§ Your objective
In the copy, include every entry exactly but none of the images.

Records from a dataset
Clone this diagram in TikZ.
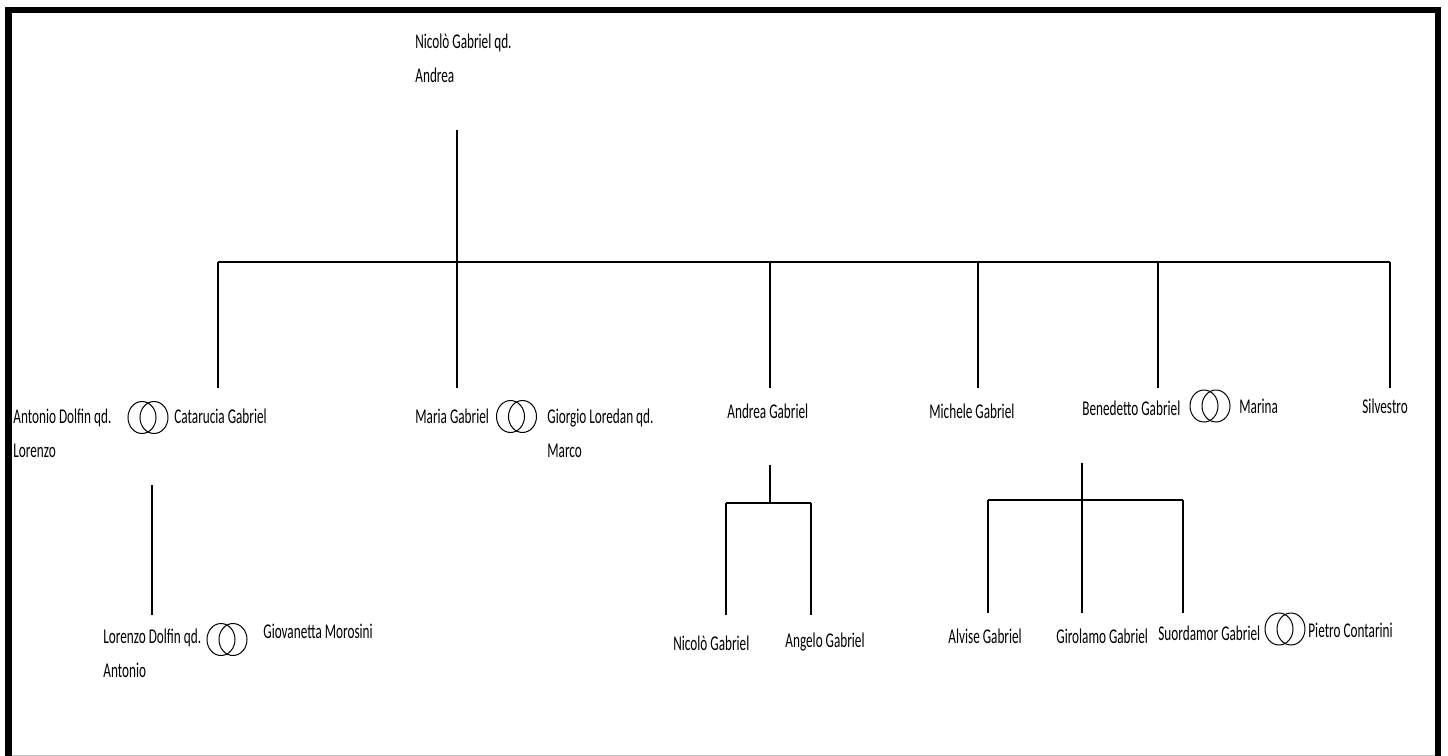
\documentclass[tikz,border=0pt]{standalone}
\usepackage{fontspec}
\setmainfont{Carlito}[FakeStretch=0.63]
\usepackage{tikz}
\usetikzlibrary{shapes}

\begin{document}
\begin{tikzpicture}[x=0.5pt,y=-0.5pt,draw=black!100]
	\def \rowoneht{423}
	\def \rowtwoht{643}
	\tikzstyle{p-node}=[anchor=base west,inner sep=0pt,align=left,font=\fontsize{10.5}{17}\selectfont]
	\tikzstyle{ring}=[ellipse,draw=black!100,line width=0.5pt,inner sep=0pt,minimum width=14pt,minimum height=16pt]
	\tikzstyle{link}=[draw=black!100,line width=0.55pt]
	\useasboundingbox (0,0) rectangle (1448,756);

	% frame
	\draw[gray!50,line width=1pt] (5,755.5) -- (1441,755.5);
	\draw[line width=3.3pt] (8.5,756) -- (8.5,10) -- (1438,10) -- (1438,756);

	% head (base = last line)
	\node[p-node] (p0) at (415,82) {Nicolò Gabriel qd.\\Andrea};

	% children
	\node[p-node] (a0) at (13,457) {Antonio Dolfin qd.\\Lorenzo};
	\node[ring] (r1a) at (142,417.5) {};
	\node[ring] (r1b) at (154,417.5) {};
	\node[p-node] (c1) at (174,\rowoneht) {Catarucia Gabriel};
	\node[p-node] (c2) at (415,\rowoneht) {Maria Gabriel};
	\node[ring] (r2a) at (510.5,416.5) {};
	\node[ring] (r2b) at (522.5,416.5) {};
	\node[p-node] (s2) at (547,457) {Giorgio Loredan qd.\\Marco};
	\node[p-node] (c3) at (727,418) {Andrea Gabriel};
	\node[p-node] (c4) at (929,418) {Michele Gabriel};
	\node[p-node] (c5) at (1082,415) {Benedetto Gabriel};
	\node[ring] (r5a) at (1204,406) {};
	\node[ring] (r5b) at (1216,406) {};
	\node[p-node] (s5) at (1239,413) {Marina};
	\node[p-node] (c6) at (1362,413) {Silvestro};

	% grandchildren
	\node[p-node] (g1) at (103,677) {Lorenzo Dolfin qd.\\Antonio};
	\node[ring] (r6a) at (221,639.5) {};
	\node[ring] (r6b) at (233,639.5) {};
	\node[p-node] (t1) at (263,638) {Giovanetta Morosini};
	\node[p-node] (g2) at (673,650) {Nicolò Gabriel};
	\node[p-node] (g3) at (785,647) {Angelo Gabriel};
	\node[p-node] (g4) at (948,\rowtwoht) {Alvise Gabriel};
	\node[p-node] (g5) at (1056,\rowtwoht) {Girolamo Gabriel};
	\node[p-node] (g6) at (1158,640) {Suordamor Gabriel};
	\node[ring] (r7a) at (1279,629) {};
	\node[ring] (r7b) at (1291,629) {};
	\node[p-node] (t6) at (1308,637) {Pietro Contarini};

	% line ends
	\coordinate (p0-d) at (457,130);
	\coordinate (j0) at (457,262);
	\coordinate (j1) at (218,262);
	\coordinate (j3) at (770,262);
	\coordinate (j4) at (978,262);
	\coordinate (j5) at (1158,262);
	\coordinate (j6) at (1390,262);
	\coordinate (c1-u) at (218,388);
	\coordinate (c2-u) at (457,388);
	\coordinate (c3-u) at (770,388);
	\coordinate (c4-u) at (978,388);
	\coordinate (c5-u) at (1158,388);
	\coordinate (c6-u) at (1390,388);
	\coordinate (c1-d) at (152,485);
	\coordinate (g1-u) at (152,615);
	\coordinate (c3-d) at (770,465);
	\coordinate (k3) at (770,503);
	\coordinate (k3l) at (726,503);
	\coordinate (k3r) at (811,503);
	\coordinate (g2-u) at (726,615);
	\coordinate (g3-u) at (811,615);
	\coordinate (c5-d) at (1082,463);
	\coordinate (k5l) at (988,500);
	\coordinate (k5r) at (1183,500);
	\coordinate (g4-u) at (988,613);
	\coordinate (g5-u) at (1082,613);
	\coordinate (g6-u) at (1183,613);

	\path[link] (p0-d)	edge	(j0)
		(j1)	edge	(j6)
		(j1)	edge	(c1-u)
		(j0)	edge	(c2-u)
		(j3)	edge	(c3-u)
		(j4)	edge	(c4-u)
		(j5)	edge	(c5-u)
		(j6)	edge	(c6-u)
		(c1-d)	edge	(g1-u)
		(c3-d)	edge	(k3)
		(k3l)	edge	(k3r)
		(k3l)	edge	(g2-u)
		(k3r)	edge	(g3-u)
		(c5-d)	edge	(g5-u)
		(k5l)	edge	(k5r)
		(k5l)	edge	(g4-u)
		(k5r)	edge	(g6-u);

\end{tikzpicture}
\end{document}
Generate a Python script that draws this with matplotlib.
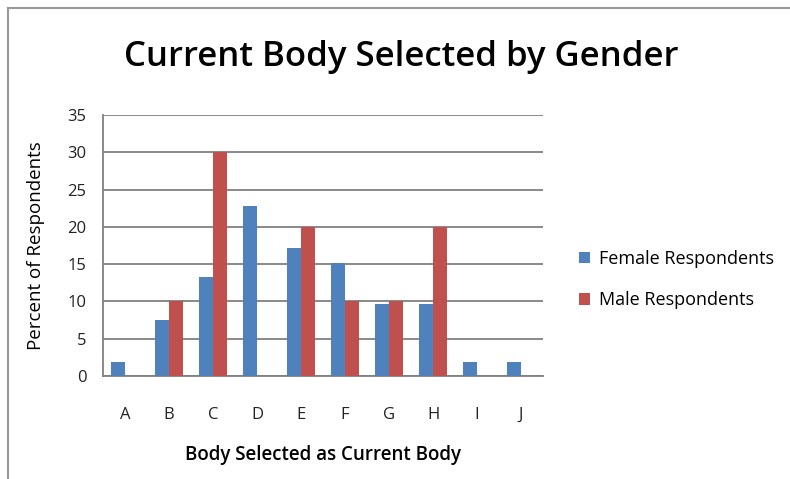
import numpy as np
import matplotlib.pyplot as plt

plt.rcParams['font.family'] = ['Open Sans', 'DejaVu Sans']

# Datos
bodies = ["A", "B", "C", "D", "E", "F", "G", "H", "I", "J"]
female = [1.9, 7.5, 13.3, 22.8, 17.1, 15.2, 9.6, 9.6, 1.9, 1.9]
male = [0, 10, 30, 0, 20, 10, 10, 20, 0, 0]
y_ticks = [0, 5, 10, 15, 20, 25, 30, 35]

fig = plt.figure(figsize=(7.9, 4.79), dpi=100)
ax = fig.add_axes([0.1304, 0.215, 0.557, 0.545])

x = np.arange(len(bodies))
w = 0.32
ax.bar(x - w / 2, female, w, color="#4F81BD", label="Female Respondents", zorder=3)
ax.bar(x + w / 2, male, w, color="#C0504D", label="Male Respondents", zorder=3)

ax.set_xlim(-0.5, len(bodies) - 0.5)
ax.set_ylim(0, 35)
ax.set_yticks(y_ticks)
ax.set_xticks(x)
ax.set_xticklabels(bodies)
ax.tick_params(axis="both", length=0, labelsize=12, colors="#222222")
ax.tick_params(axis="x", pad=22)
ax.tick_params(axis="y", pad=12)
ax.yaxis.grid(True, color="#808080", linewidth=1.3, zorder=0)

for s in ["top", "right"]:
    ax.spines[s].set_visible(False)
ax.spines["left"].set_color("#808080")
ax.spines["bottom"].set_color("#808080")
ax.spines["left"].set_linewidth(1.3)
ax.spines["bottom"].set_linewidth(1.3)

ax.set_xlabel("Body Selected as Current Body", fontsize=13.5, fontweight="semibold", labelpad=16)
ax.set_ylabel("Percent of Respondents", fontsize=13.5, labelpad=16)
fig.text(0.508, 0.881, "Current Body Selected by Gender", fontsize=25, fontweight="semibold",
         ha="center", va="center")

ax.legend(loc="center left", bbox_to_anchor=(1.045, 0.37), frameon=False, fontsize=13,
          handlelength=0.6, handleheight=0.6, labelspacing=1.3, handletextpad=0.5)

# borde del área del gráfico
fig.add_artist(plt.Line2D([0.0105, 0.0105], [0.0, 0.983], color="#999999", linewidth=1.5))
fig.add_artist(plt.Line2D([0.0105, 1.0], [0.983, 0.983], color="#999999", linewidth=1.5))

fig.savefig("out.png", dpi=100)
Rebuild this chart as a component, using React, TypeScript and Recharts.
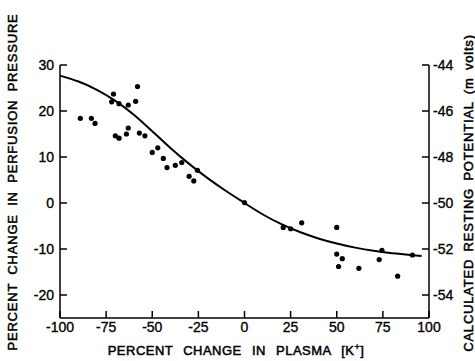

§ Written solution
Clone this diagram in TikZ.
\documentclass[tikz,border=0pt]{standalone}
\usepackage{fontspec}
\setmainfont{Carlito}[FakeStretch=0.63]
\usepackage{tikz}
\usetikzlibrary{shapes}

\begin{document}
\begin{tikzpicture}[x=0.5pt,y=-0.5pt,draw=black!100]
	\def \rowoneht{423}
	\def \rowtwoht{643}
	\tikzstyle{p-node}=[anchor=base west,inner sep=0pt,align=left,font=\fontsize{10.5}{17}\selectfont]
	\tikzstyle{ring}=[ellipse,draw=black!100,line width=0.5pt,inner sep=0pt,minimum width=14pt,minimum height=16pt]
	\tikzstyle{link}=[draw=black!100,line width=0.55pt]
	\useasboundingbox (0,0) rectangle (1448,756);

	% frame
	\draw[gray!50,line width=1pt] (5,755.5) -- (1441,755.5);
	\draw[line width=3.3pt] (8.5,756) -- (8.5,10) -- (1438,10) -- (1438,756);

	% head (base = last line)
	\node[p-node] (p0) at (415,82) {Nicolò Gabriel qd.\\Andrea};

	% children
	\node[p-node] (a0) at (13,457) {Antonio Dolfin qd.\\Lorenzo};
	\node[ring] (r1a) at (142,417.5) {};
	\node[ring] (r1b) at (154,417.5) {};
	\node[p-node] (c1) at (174,\rowoneht) {Catarucia Gabriel};
	\node[p-node] (c2) at (415,\rowoneht) {Maria Gabriel};
	\node[ring] (r2a) at (510.5,416.5) {};
	\node[ring] (r2b) at (522.5,416.5) {};
	\node[p-node] (s2) at (547,457) {Giorgio Loredan qd.\\Marco};
	\node[p-node] (c3) at (727,418) {Andrea Gabriel};
	\node[p-node] (c4) at (929,418) {Michele Gabriel};
	\node[p-node] (c5) at (1082,415) {Benedetto Gabriel};
	\node[ring] (r5a) at (1204,406) {};
	\node[ring] (r5b) at (1216,406) {};
	\node[p-node] (s5) at (1239,413) {Marina};
	\node[p-node] (c6) at (1362,413) {Silvestro};

	% grandchildren
	\node[p-node] (g1) at (103,677) {Lorenzo Dolfin qd.\\Antonio};
	\node[ring] (r6a) at (221,639.5) {};
	\node[ring] (r6b) at (233,639.5) {};
	\node[p-node] (t1) at (263,638) {Giovanetta Morosini};
	\node[p-node] (g2) at (673,650) {Nicolò Gabriel};
	\node[p-node] (g3) at (785,647) {Angelo Gabriel};
	\node[p-node] (g4) at (948,\rowtwoht) {Alvise Gabriel};
	\node[p-node] (g5) at (1056,\rowtwoht) {Girolamo Gabriel};
	\node[p-node] (g6) at (1158,640) {Suordamor Gabriel};
	\node[ring] (r7a) at (1279,629) {};
	\node[ring] (r7b) at (1291,629) {};
	\node[p-node] (t6) at (1308,637) {Pietro Contarini};

	% line ends
	\coordinate (p0-d) at (457,130);
	\coordinate (j0) at (457,262);
	\coordinate (j1) at (218,262);
	\coordinate (j3) at (770,262);
	\coordinate (j4) at (978,262);
	\coordinate (j5) at (1158,262);
	\coordinate (j6) at (1390,262);
	\coordinate (c1-u) at (218,388);
	\coordinate (c2-u) at (457,388);
	\coordinate (c3-u) at (770,388);
	\coordinate (c4-u) at (978,388);
	\coordinate (c5-u) at (1158,388);
	\coordinate (c6-u) at (1390,388);
	\coordinate (c1-d) at (152,485);
	\coordinate (g1-u) at (152,615);
	\coordinate (c3-d) at (770,465);
	\coordinate (k3) at (770,503);
	\coordinate (k3l) at (726,503);
	\coordinate (k3r) at (811,503);
	\coordinate (g2-u) at (726,615);
	\coordinate (g3-u) at (811,615);
	\coordinate (c5-d) at (1082,463);
	\coordinate (k5l) at (988,500);
	\coordinate (k5r) at (1183,500);
	\coordinate (g4-u) at (988,613);
	\coordinate (g5-u) at (1082,613);
	\coordinate (g6-u) at (1183,613);

	\path[link] (p0-d)	edge	(j0)
		(j1)	edge	(j6)
		(j1)	edge	(c1-u)
		(j0)	edge	(c2-u)
		(j3)	edge	(c3-u)
		(j4)	edge	(c4-u)
		(j5)	edge	(c5-u)
		(j6)	edge	(c6-u)
		(c1-d)	edge	(g1-u)
		(c3-d)	edge	(k3)
		(k3l)	edge	(k3r)
		(k3l)	edge	(g2-u)
		(k3r)	edge	(g3-u)
		(c5-d)	edge	(g5-u)
		(k5l)	edge	(k5r)
		(k5l)	edge	(g4-u)
		(k5r)	edge	(g6-u);

\end{tikzpicture}
\end{document}
Generate a Python script that draws this with matplotlib.
import numpy as np
import matplotlib.pyplot as plt

plt.rcParams['font.family'] = ['Open Sans', 'DejaVu Sans']

# Datos
bodies = ["A", "B", "C", "D", "E", "F", "G", "H", "I", "J"]
female = [1.9, 7.5, 13.3, 22.8, 17.1, 15.2, 9.6, 9.6, 1.9, 1.9]
male = [0, 10, 30, 0, 20, 10, 10, 20, 0, 0]
y_ticks = [0, 5, 10, 15, 20, 25, 30, 35]

fig = plt.figure(figsize=(7.9, 4.79), dpi=100)
ax = fig.add_axes([0.1304, 0.215, 0.557, 0.545])

x = np.arange(len(bodies))
w = 0.32
ax.bar(x - w / 2, female, w, color="#4F81BD", label="Female Respondents", zorder=3)
ax.bar(x + w / 2, male, w, color="#C0504D", label="Male Respondents", zorder=3)

ax.set_xlim(-0.5, len(bodies) - 0.5)
ax.set_ylim(0, 35)
ax.set_yticks(y_ticks)
ax.set_xticks(x)
ax.set_xticklabels(bodies)
ax.tick_params(axis="both", length=0, labelsize=12, colors="#222222")
ax.tick_params(axis="x", pad=22)
ax.tick_params(axis="y", pad=12)
ax.yaxis.grid(True, color="#808080", linewidth=1.3, zorder=0)

for s in ["top", "right"]:
    ax.spines[s].set_visible(False)
ax.spines["left"].set_color("#808080")
ax.spines["bottom"].set_color("#808080")
ax.spines["left"].set_linewidth(1.3)
ax.spines["bottom"].set_linewidth(1.3)

ax.set_xlabel("Body Selected as Current Body", fontsize=13.5, fontweight="semibold", labelpad=16)
ax.set_ylabel("Percent of Respondents", fontsize=13.5, labelpad=16)
fig.text(0.508, 0.881, "Current Body Selected by Gender", fontsize=25, fontweight="semibold",
         ha="center", va="center")

ax.legend(loc="center left", bbox_to_anchor=(1.045, 0.37), frameon=False, fontsize=13,
          handlelength=0.6, handleheight=0.6, labelspacing=1.3, handletextpad=0.5)

# borde del área del gráfico
fig.add_artist(plt.Line2D([0.0105, 0.0105], [0.0, 0.983], color="#999999", linewidth=1.5))
fig.add_artist(plt.Line2D([0.0105, 1.0], [0.983, 0.983], color="#999999", linewidth=1.5))

fig.savefig("out.png", dpi=100)
Rebuild this chart as a component, using React, TypeScript and Recharts.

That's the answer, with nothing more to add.